One suggestion in the development of Evergreen’s tooling was to unilaterally pin our plugins to the latest released in the Update Center. This is similar to an approach I used for a project in 2017 called “Code Valet.” This sort of bleeding-edge approach is in fact quite bloody, and I ended up identifying a large number of low-severity bugs by being the first person to ever encounter the combination of plugin versions Code Valet was shipping. Great to find the bugs, but shifts a significant testing overhead to the integrator (me).

For better or worse, Evergreen is trusting the versions which plugin developers are declaring to have been tested and built against.

What would be better

Whether via Evergreen, or a traditional installation, Jenkins is used as a coherent system, regardless of how it may be developed or delivered. To better serve this end, I believe changes should be made in how this system is developed.

Forgetting for a moment the technical complexity of any of these suggestions, I think Jenkins would be much better with:

Plugin isolation: if my Taco Cat plugin really only ever says “give me git-client 1.0, then at runtime, that’s exactly what should be provided. This would certainly bloat the memory footprint of Jenkins, but I can imagine a number of optimizations to lower that memory usage.
Automatic upgrade of pom.xml for security fixes: if the Taco Cat plugin depends on a known-vulnerable-version of a specific plugin, we should have GitHub-based automation to propose, and perhaps even merge, a change to the pom.xml bumping that dependency to a known-safe-version.
Entire-system testing: There has already been some work done by Oliver Gondza and others with the acceptance-test-harness work, which should be broadened to be used for plugins and their pull requests. A plugin like git-client is so fundamentally important to the usage of any Jenkins installation these days, that pull requests should be blocked if changes to git-client break the system. (Note: git-client is typically very well tested and maintained, I’m only picking on it as an example).
Shed the culture of least possible dependency: Rather than thinking about dependencies in pom.xml files as build time dependencies, thinking about them as run-time dependencies, and of the user who will be running them. If the git-client plugin provides very useful features in version 2.0 or later, each maintainer of a plugin which depends on it, should strongly consider upgrading their pom.xml declarations. Not because their plugin necessarily requires newer APIs, but because users should be encouraged to adopt the latest bug fixes and features.
Encourage plugin squashing: A large amount of complexity stems from a culture of putting everything into its own plugin, as if Jenkins plugins must follow Unix-style idioms. Jenkins Pipeline is particularly troublesome in this regard. For many plugin suites, or sets of related plugins, there’s not any user benefit from the fragmentation of functionality across multiple plugins where they may end up with untested combinations of related plugins. In many cases, a single plugin in the suite is functionally unusabe without the others also present. These suites of plugins should be squashed together wherever possible.
Report and receive plugin health metrics: The Update Center is fundamentally static today, but users would be much better served if the updates interaction between a Jenkins instance and the project’s services were more “live.” By reporting plugin health, or installation success, associated with the versions installed in the Jenkins instance, we would be able to surface useful information to users. Showing users whether a certain plugin version is known to break in their version of Jenkins, or perhaps conflicts with existing versions of other plugins, would help avoid numerous users falling into the same broken-plugin tar pits.

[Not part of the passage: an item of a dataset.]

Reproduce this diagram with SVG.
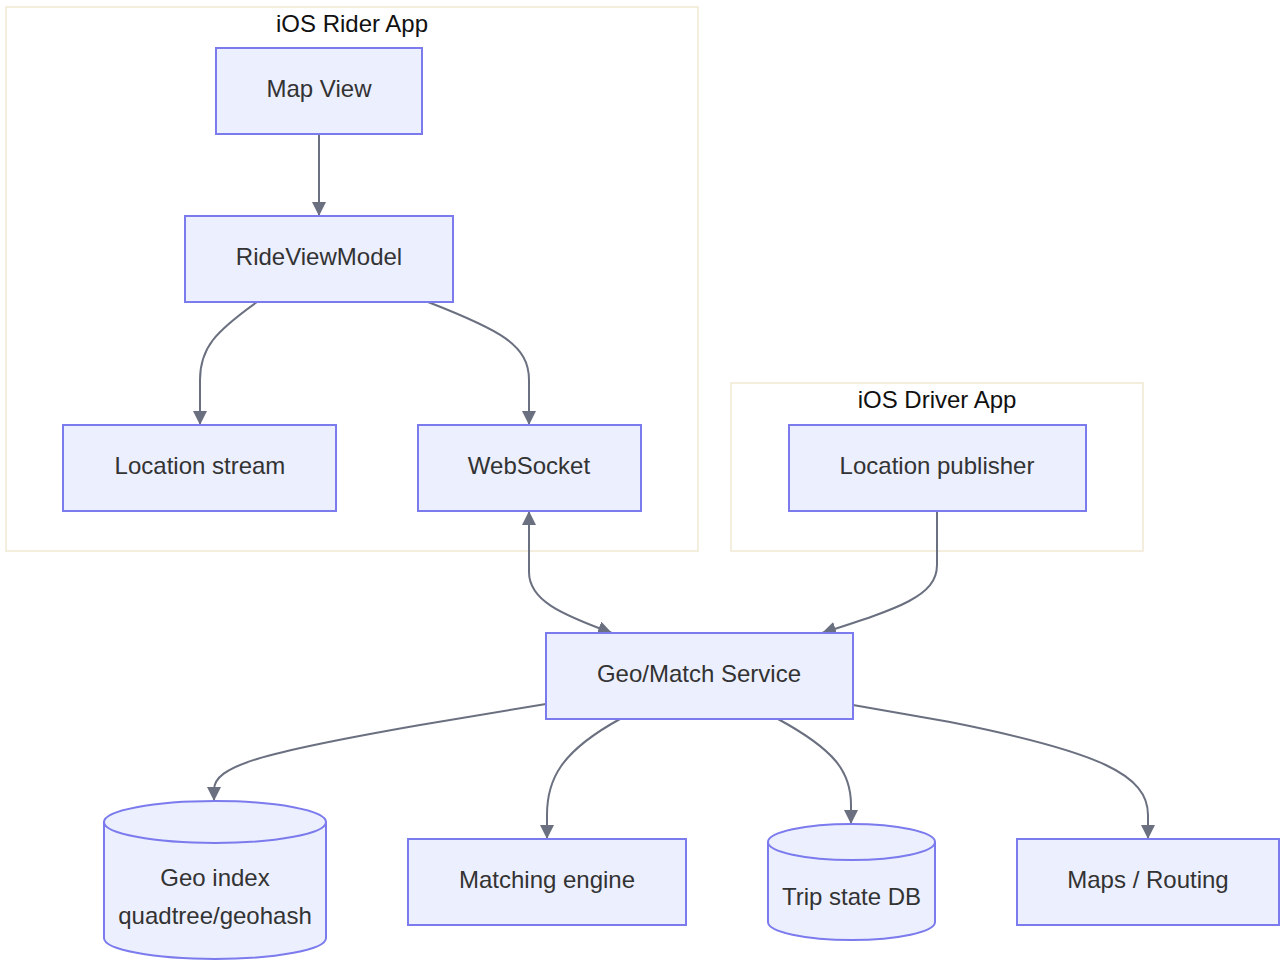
<svg xmlns="http://www.w3.org/2000/svg" width="1280" height="960" viewBox="0 0 1280 960">
<style>
.cluster{fill:#ffffff;stroke:#efe9d2;stroke-width:1.5}
.node{fill:#ECEFFE;stroke:#7B7BEE;stroke-width:2}
.lbl{font-family:"Liberation Sans",Arial,sans-serif;font-size:24px;fill:#333;text-anchor:middle;dominant-baseline:central}
.title{font-family:"Liberation Sans",Arial,sans-serif;font-size:24px;fill:#111;text-anchor:middle;dominant-baseline:central}
.edge{fill:none;stroke:#6b7080;stroke-width:2}
</style>
<defs>
<marker id="arr" viewBox="0 0 10 10" refX="10" refY="5" markerWidth="14" markerHeight="14" markerUnits="userSpaceOnUse" orient="auto-start-reverse">
<path d="M0,0 L10,5 L0,10 z" fill="#6b7080"/>
</marker>
</defs>
<rect width="1280" height="960" fill="#ffffff"/>
<g id="cluster-rider">
<rect class="cluster" x="6" y="7" width="692" height="544"/>
<text class="title" x="352" y="23">iOS Rider App</text>
</g>
<g id="cluster-driver">
<rect class="cluster" x="731" y="383" width="412" height="168"/>
<text class="title" x="937" y="399">iOS Driver App</text>
</g>
<g id="edges">
<path class="edge" d="M319,134 L319,216" marker-end="url(#arr)"/>
<path class="edge" d="M257,302 C215,332 200,348 200,380 L200,425" marker-end="url(#arr)"/>
<path class="edge" d="M428,302 C500,330 529,345 529,380 L529,425" marker-end="url(#arr)"/>
<path class="edge" d="M529,511 L529,572 C529,600 560,614 612,633" marker-start="url(#arr)" marker-end="url(#arr)"/>
<path class="edge" d="M937,511 L937,565 C937,596 900,608 822,633" marker-end="url(#arr)"/>
<path class="edge" d="M546,704 L420,725 C260,753 214,766 214,790 L214,801" marker-end="url(#arr)"/>
<path class="edge" d="M620,719 C560,752 547,780 547,815 L547,839" marker-end="url(#arr)"/>
<path class="edge" d="M778,719 C835,750 851,772 851,805 L851,824" marker-end="url(#arr)"/>
<path class="edge" d="M853,705 L950,722 C1100,752 1148,775 1148,815 L1148,839" marker-end="url(#arr)"/>
</g>
<g id="node-mapview">
<rect class="node" x="216" y="48" width="206" height="86"/>
<text class="lbl" x="319" y="88">Map View</text>
</g>
<g id="node-rideviewmodel">
<rect class="node" x="185" y="216" width="268" height="86"/>
<text class="lbl" x="319" y="256">RideViewModel</text>
</g>
<g id="node-locationstream">
<rect class="node" x="63" y="425" width="273" height="86"/>
<text class="lbl" x="200" y="465">Location stream</text>
</g>
<g id="node-websocket">
<rect class="node" x="418" y="425" width="223" height="86"/>
<text class="lbl" x="529" y="465">WebSocket</text>
</g>
<g id="node-locationpublisher">
<rect class="node" x="789" y="425" width="297" height="86"/>
<text class="lbl" x="937" y="465">Location publisher</text>
</g>
<g id="node-geomatch">
<rect class="node" x="546" y="633" width="307" height="86"/>
<text class="lbl" x="699" y="673">Geo/Match Service</text>
</g>
<g id="node-geoindex">
<path class="node" d="M104,822 A111,21 0 0 1 326,822 L326,938 A111,21 0 0 1 104,938 Z"/>
<path class="node" fill="none" d="M104,822 A111,21 0 0 0 326,822"/>
<text class="lbl" x="215" y="877">Geo index</text>
<text class="lbl" x="215" y="915">quadtree/geohash</text>
</g>
<g id="node-matching">
<rect class="node" x="408" y="839" width="278" height="86"/>
<text class="lbl" x="547" y="879">Matching engine</text>
</g>
<g id="node-tripdb">
<path class="node" d="M768,842 A83.5,18 0 0 1 935,842 L935,922 A83.5,18 0 0 1 768,922 Z"/>
<path class="node" fill="none" d="M768,842 A83.5,18 0 0 0 935,842"/>
<text class="lbl" x="851.5" y="896">Trip state DB</text>
</g>
<g id="node-maps">
<rect class="node" x="1017" y="839" width="262" height="86"/>
<text class="lbl" x="1148" y="879">Maps / Routing</text>
</g>
</svg>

I am by no means zealous about fixing the plugin issues in the Jenkins ecosystem specifically. It is not the area of the project which I love to hack on. I am zealous however about fixing the experience users encounter with Jenkins overall. As of today, I see the plugin ecosystem as the biggest double-edged sword we have to contend with in the project. Through our plugin ecosystem users can extend Jenkins to meet all sorts of disparate needs. Through our plugin ecosystem users can also easily find themselves with broken environments.

That is not a “user error”, that is a “Jenkins error.” And one we must fix.